The land I live on, bigger than a plot but not as grand as an estate, is called a finca, a piece of property. Any field is a finca, or any patch of forest, any farmhouse with a history, any orchard. The address for the finca, Camino del Curiosu, translates to something like “The Curious One’s Lane.” Unless you want to translate it as “The Handy One’s Lane,” using another common meaning for curiosu, which is the Asturian version of curioso. Either way, an interesting name for a street, but more interesting if you were present on a lazy summer afternoon some 25 years ago, when my father-in-law on his way to the finca, which then had just an old barn on it with an old, crumbling house attached and a raised storehouse in the yard, stopped at the neighbors’ to say hello.
The neighbors had once lived on the finca as tenant farmers, the crumbling house had been their home, and the name on the gate was Casería del Curiosu, the homestead of el Curiosu. Years had passed since they’d built their own house on their own adjoining finca, abandoning the casería, which was by then a ruin. This neighbor, el Curiosu, the paterfamilias, after talking over his fence to my father-in-law, decided to accompany him another 200 yards to the old home. There the two old men, both about 80, sat in the shade under the wooden storehouse, a box on pillars called an horreo, and traded stories.
They talked about the past, which at their age was a wide field, and they covered a lot of it. Who had been where in the Civil War, who had seen more since, who had worked harder, and who had suffered more and held up better. Whose aches and pains were the more serious. The leisurely talk was a mix of one-upmanship, sympathy, and scorn between these two men, both dressed in worn, loose clothing, both grizzled, one a man who had labored at farm work all his life, and the other a man who had never labored at anything, at least in the eyes of his companion, for whom he was still an hijo de papá—privileged dandy.

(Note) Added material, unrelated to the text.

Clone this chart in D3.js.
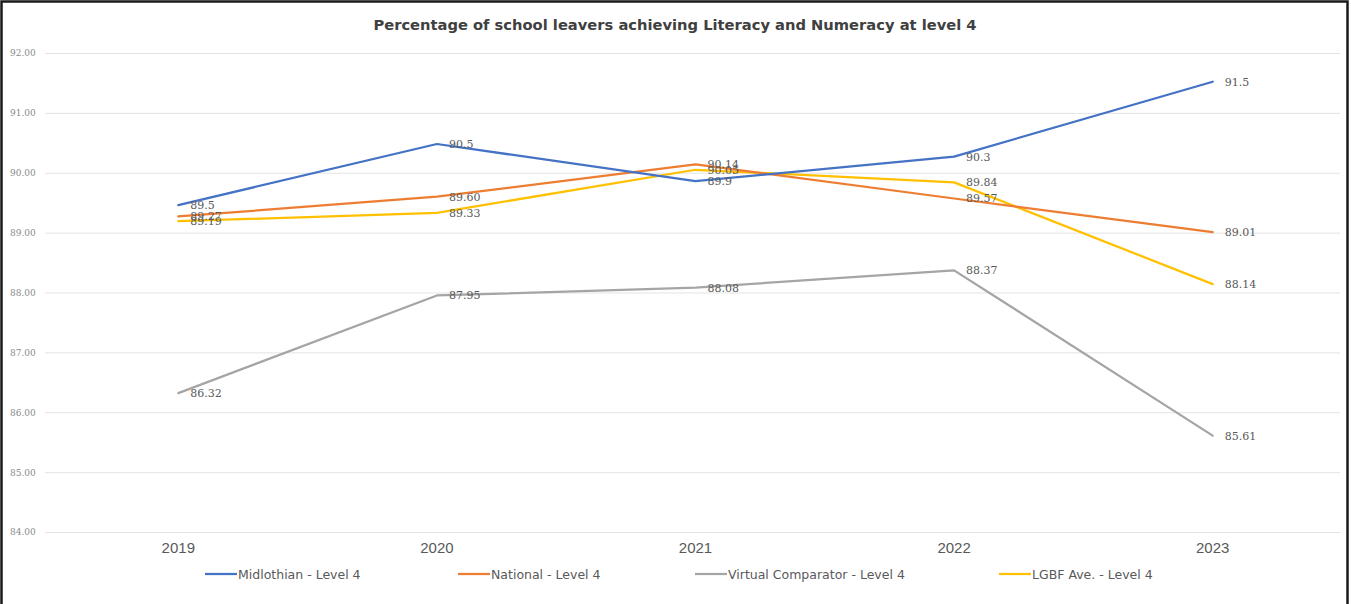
<!DOCTYPE html>
<html><head><meta charset="utf-8">
<script src="https://cdn.jsdelivr.net/npm/d3@7/dist/d3.min.js"></script>
<style>body{margin:0;background:#fff}svg{display:block}</style>
</head><body>
<svg id="c" width="1351" height="604"></svg>
<script>
const years = ["2019","2020","2021","2022","2023"];
const midlothian = [89.46, 90.48, 89.86, 90.27, 91.52];
const national = [89.27, 89.60, 90.14, 89.57, 89.01];
const virtualComparator = [86.32, 87.95, 88.08, 88.37, 85.61];
const lgbf = [89.19, 89.33, 90.05, 89.84, 88.14];
const yTicks = [84, 85, 86, 87, 88, 89, 90, 91, 92];
const seriesNames = ["Midlothian - Level 4", "National - Level 4", "Virtual Comparator - Level 4", "LGBF Ave. - Level 4"];
const title = "Percentage of school leavers achieving Literacy and Numeracy at level 4";

const series = [
  {name: seriesNames[0], values: midlothian, color: "#4472C4", fmt: d3.format(".1f")},
  {name: seriesNames[1], values: national, color: "#ED7D31", fmt: d3.format(".2f")},
  {name: seriesNames[2], values: virtualComparator, color: "#A5A5A5", fmt: d3.format(".2f")},
  {name: seriesNames[3], values: lgbf, color: "#FFC000", fmt: d3.format(".2f")}
];

const svg = d3.select("#c");
svg.append("rect").attr("x",1.5).attr("y",1.5).attr("width",1346).attr("height",620)
  .attr("fill","#fff").attr("stroke","#1a1a1a").attr("stroke-width",2.5);

const x = d3.scaleBand().domain(years).range([49, 1342]);
const cx = d => x(d) + x.bandwidth()/2;
const y = d3.scaleLinear().domain([84, 92]).range([532, 53]);

// grid
const yAxis = d3.axisLeft(y).tickValues(yTicks).tickFormat(d3.format(".2f")).tickSize(-1295).tickPadding(10);
const ga = svg.append("g").attr("transform","translate(45,0)").call(yAxis);
ga.select(".domain").remove();
ga.selectAll(".tick line").attr("stroke","#e3e3e3").attr("stroke-width",1);
ga.selectAll(".tick text").attr("fill","#8a8a8a").attr("font-family","DejaVu Serif, serif").attr("font-size",9).attr("text-anchor","start").attr("x",-35);

// x axis labels
const xAxis = d3.axisBottom(x).tickSize(0).tickPadding(9);
const gx = svg.append("g").attr("transform","translate(0,533)").call(xAxis);
gx.select(".domain").remove();
gx.selectAll(".tick text").attr("fill","#595959").attr("font-family","Liberation Sans Narrow, Liberation Sans, sans-serif").attr("font-size",15);

// title
svg.append("text").attr("x",675).attr("y",30).attr("text-anchor","middle")
  .attr("font-family","DejaVu Sans, sans-serif").attr("font-weight","bold").attr("font-size",14.7)
  .attr("fill","#404040").text(title);

const line = d3.line().x((d,i)=>cx(years[i])).y(d=>y(d));
const order = [2,3,1,0];
order.forEach(k=>{
  const s = series[k];
  svg.append("path").datum(s.values).attr("d",line).attr("fill","none")
    .attr("stroke",s.color).attr("stroke-width",2.25).attr("stroke-linejoin","round").attr("stroke-linecap","round");
});
series.forEach(s=>{
  svg.append("g").selectAll("text").data(s.values).join("text")
    .attr("x",(d,i)=>cx(years[i])+12).attr("y",d=>y(d)+4)
    .attr("font-family","DejaVu Serif, serif").attr("font-size",11).attr("fill","#595959")
    .text(d=>s.fmt(d));
});

// legend
const legX = [205, 458, 695, 999];
series.forEach((s,i)=>{
  const g = svg.append("g").attr("transform",`translate(${legX[i]},574)`);
  g.append("line").attr("x1",0).attr("x2",32).attr("y1",0).attr("y2",0).attr("stroke",s.color).attr("stroke-width",2.25);
  g.append("text").attr("x",33).attr("y",4.5).attr("font-family","DejaVu Sans, sans-serif")
    .attr("font-size",12.5).attr("fill","#595959").text(s.name);
});
</script>
</body></html>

The neighbor had been something of a dandy himself. “Yes,” he said, and slyly mentioned from deep in the sofa’s grungy cushions and sagging springs, that the nickname el Curiosu wasn’t due to a questioning mind (which he had, he said) or an ease with both minuscule and grand repairs (which he had) but for the good-looking fellow he had been. “Yes,” he affirmed. “In my day I made heads turn.” He shifted and pressed one hand over the other on his walking stick.
The man was heavy, old, stiff with rheumatism. He hobbled on a cane, had no hair, and most likely had no teeth either. A moment before, talking of his ailments, and the way life had changed, he had been doleful, but at the memory of preparing for a Saturday night dance, his eye glinted. “Es cierto,” it’s true, he said, holding up his hand like a slab of wood, fingers thick and pale, and I didn’t doubt it. No one disbelieved him. Not the young people listening, not the baby staring, not the dogs scratching fleas, and not the other old man, lounging beside him. And when he smiled again, it wasn’t at the memory of a tractor repair or an idea that had engaged him, but something else he was remembering. Or was it? The things I could do with these hands, he murmured. His eyes crinkled in pleasure.